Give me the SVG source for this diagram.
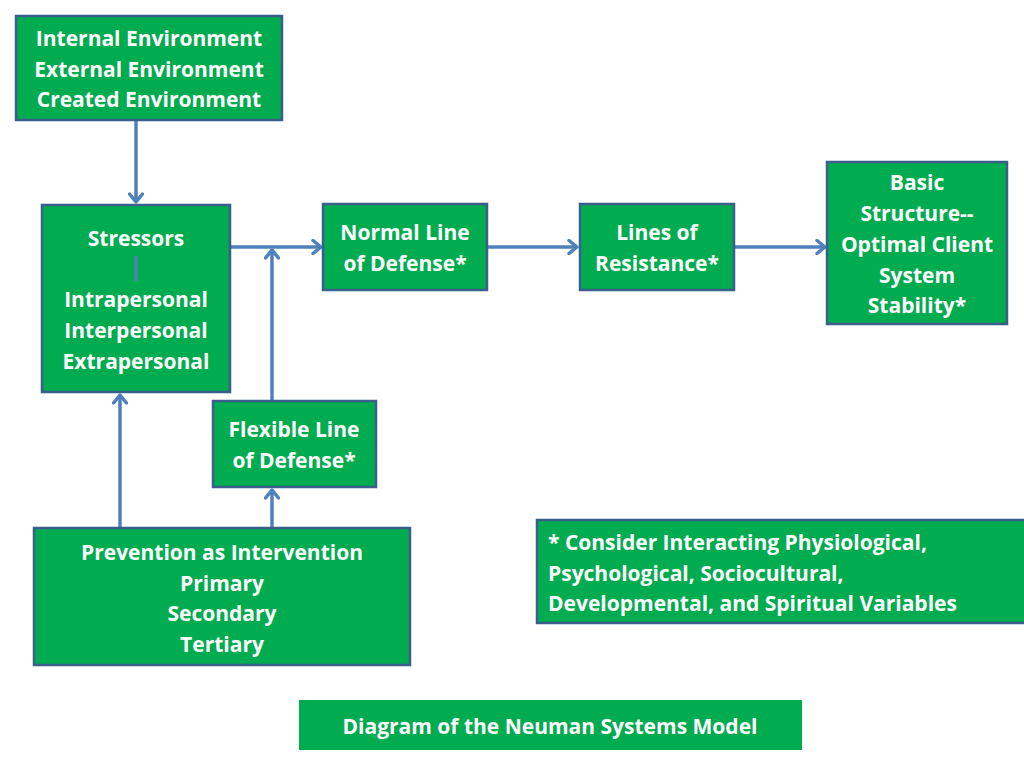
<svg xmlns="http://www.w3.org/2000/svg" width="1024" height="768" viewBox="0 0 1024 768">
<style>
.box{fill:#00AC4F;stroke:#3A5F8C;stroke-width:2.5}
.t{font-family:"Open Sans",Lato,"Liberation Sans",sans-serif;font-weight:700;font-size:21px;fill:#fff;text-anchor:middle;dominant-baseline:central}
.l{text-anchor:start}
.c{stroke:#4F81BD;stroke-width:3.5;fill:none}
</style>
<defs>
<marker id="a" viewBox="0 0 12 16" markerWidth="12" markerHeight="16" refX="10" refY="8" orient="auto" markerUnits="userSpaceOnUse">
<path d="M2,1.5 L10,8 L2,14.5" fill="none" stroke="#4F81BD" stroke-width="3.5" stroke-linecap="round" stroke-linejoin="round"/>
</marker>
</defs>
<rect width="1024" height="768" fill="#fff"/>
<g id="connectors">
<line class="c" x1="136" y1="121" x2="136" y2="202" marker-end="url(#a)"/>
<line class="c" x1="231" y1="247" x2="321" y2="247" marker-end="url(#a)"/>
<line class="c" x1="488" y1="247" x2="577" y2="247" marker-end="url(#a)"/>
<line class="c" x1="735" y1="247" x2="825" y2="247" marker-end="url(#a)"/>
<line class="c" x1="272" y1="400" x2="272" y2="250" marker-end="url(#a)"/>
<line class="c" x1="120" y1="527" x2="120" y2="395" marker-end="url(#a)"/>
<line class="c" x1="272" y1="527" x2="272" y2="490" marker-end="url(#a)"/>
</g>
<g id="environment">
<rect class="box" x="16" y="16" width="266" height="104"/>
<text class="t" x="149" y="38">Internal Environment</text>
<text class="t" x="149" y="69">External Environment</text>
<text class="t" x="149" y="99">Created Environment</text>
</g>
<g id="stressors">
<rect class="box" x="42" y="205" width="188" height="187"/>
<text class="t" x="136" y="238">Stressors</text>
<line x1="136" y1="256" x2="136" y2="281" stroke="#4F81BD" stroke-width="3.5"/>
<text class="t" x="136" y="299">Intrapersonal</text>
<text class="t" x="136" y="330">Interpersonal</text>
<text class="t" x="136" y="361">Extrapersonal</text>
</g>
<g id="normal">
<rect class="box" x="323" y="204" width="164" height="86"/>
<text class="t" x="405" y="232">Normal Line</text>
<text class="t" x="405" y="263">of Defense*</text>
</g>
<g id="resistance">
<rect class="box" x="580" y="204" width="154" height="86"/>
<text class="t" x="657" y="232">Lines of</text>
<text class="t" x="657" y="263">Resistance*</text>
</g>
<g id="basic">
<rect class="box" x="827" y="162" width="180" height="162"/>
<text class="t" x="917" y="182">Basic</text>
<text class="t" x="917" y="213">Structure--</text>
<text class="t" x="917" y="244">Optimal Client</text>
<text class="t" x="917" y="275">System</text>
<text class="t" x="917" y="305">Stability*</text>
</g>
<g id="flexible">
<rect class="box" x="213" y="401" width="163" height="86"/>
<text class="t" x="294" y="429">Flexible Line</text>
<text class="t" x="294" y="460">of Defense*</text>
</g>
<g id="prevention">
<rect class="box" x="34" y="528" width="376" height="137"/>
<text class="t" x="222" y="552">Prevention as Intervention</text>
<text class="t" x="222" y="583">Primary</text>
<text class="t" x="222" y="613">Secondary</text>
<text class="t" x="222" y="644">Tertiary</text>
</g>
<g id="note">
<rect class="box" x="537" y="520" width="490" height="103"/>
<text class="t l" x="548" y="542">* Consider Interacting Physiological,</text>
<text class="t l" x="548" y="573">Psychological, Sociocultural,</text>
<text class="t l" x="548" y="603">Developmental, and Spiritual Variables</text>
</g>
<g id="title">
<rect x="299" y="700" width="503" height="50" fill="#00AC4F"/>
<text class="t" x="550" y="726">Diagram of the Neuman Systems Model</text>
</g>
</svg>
◇ ◇ ◇ ◇
» **Required work**: Return the material exactly as given, apart from the pictures.

» **Full output**:
Give me the SVG source for this diagram.
<svg xmlns="http://www.w3.org/2000/svg" width="1024" height="768" viewBox="0 0 1024 768">
<style>
.box{fill:#00AC4F;stroke:#3A5F8C;stroke-width:2.5}
.t{font-family:"Open Sans",Lato,"Liberation Sans",sans-serif;font-weight:700;font-size:21px;fill:#fff;text-anchor:middle;dominant-baseline:central}
.l{text-anchor:start}
.c{stroke:#4F81BD;stroke-width:3.5;fill:none}
</style>
<defs>
<marker id="a" viewBox="0 0 12 16" markerWidth="12" markerHeight="16" refX="10" refY="8" orient="auto" markerUnits="userSpaceOnUse">
<path d="M2,1.5 L10,8 L2,14.5" fill="none" stroke="#4F81BD" stroke-width="3.5" stroke-linecap="round" stroke-linejoin="round"/>
</marker>
</defs>
<rect width="1024" height="768" fill="#fff"/>
<g id="connectors">
<line class="c" x1="136" y1="121" x2="136" y2="202" marker-end="url(#a)"/>
<line class="c" x1="231" y1="247" x2="321" y2="247" marker-end="url(#a)"/>
<line class="c" x1="488" y1="247" x2="577" y2="247" marker-end="url(#a)"/>
<line class="c" x1="735" y1="247" x2="825" y2="247" marker-end="url(#a)"/>
<line class="c" x1="272" y1="400" x2="272" y2="250" marker-end="url(#a)"/>
<line class="c" x1="120" y1="527" x2="120" y2="395" marker-end="url(#a)"/>
<line class="c" x1="272" y1="527" x2="272" y2="490" marker-end="url(#a)"/>
</g>
<g id="environment">
<rect class="box" x="16" y="16" width="266" height="104"/>
<text class="t" x="149" y="38">Internal Environment</text>
<text class="t" x="149" y="69">External Environment</text>
<text class="t" x="149" y="99">Created Environment</text>
</g>
<g id="stressors">
<rect class="box" x="42" y="205" width="188" height="187"/>
<text class="t" x="136" y="238">Stressors</text>
<line x1="136" y1="256" x2="136" y2="281" stroke="#4F81BD" stroke-width="3.5"/>
<text class="t" x="136" y="299">Intrapersonal</text>
<text class="t" x="136" y="330">Interpersonal</text>
<text class="t" x="136" y="361">Extrapersonal</text>
</g>
<g id="normal">
<rect class="box" x="323" y="204" width="164" height="86"/>
<text class="t" x="405" y="232">Normal Line</text>
<text class="t" x="405" y="263">of Defense*</text>
</g>
<g id="resistance">
<rect class="box" x="580" y="204" width="154" height="86"/>
<text class="t" x="657" y="232">Lines of</text>
<text class="t" x="657" y="263">Resistance*</text>
</g>
<g id="basic">
<rect class="box" x="827" y="162" width="180" height="162"/>
<text class="t" x="917" y="182">Basic</text>
<text class="t" x="917" y="213">Structure--</text>
<text class="t" x="917" y="244">Optimal Client</text>
<text class="t" x="917" y="275">System</text>
<text class="t" x="917" y="305">Stability*</text>
</g>
<g id="flexible">
<rect class="box" x="213" y="401" width="163" height="86"/>
<text class="t" x="294" y="429">Flexible Line</text>
<text class="t" x="294" y="460">of Defense*</text>
</g>
<g id="prevention">
<rect class="box" x="34" y="528" width="376" height="137"/>
<text class="t" x="222" y="552">Prevention as Intervention</text>
<text class="t" x="222" y="583">Primary</text>
<text class="t" x="222" y="613">Secondary</text>
<text class="t" x="222" y="644">Tertiary</text>
</g>
<g id="note">
<rect class="box" x="537" y="520" width="490" height="103"/>
<text class="t l" x="548" y="542">* Consider Interacting Physiological,</text>
<text class="t l" x="548" y="573">Psychological, Sociocultural,</text>
<text class="t l" x="548" y="603">Developmental, and Spiritual Variables</text>
</g>
<g id="title">
<rect x="299" y="700" width="503" height="50" fill="#00AC4F"/>
<text class="t" x="550" y="726">Diagram of the Neuman Systems Model</text>
</g>
</svg>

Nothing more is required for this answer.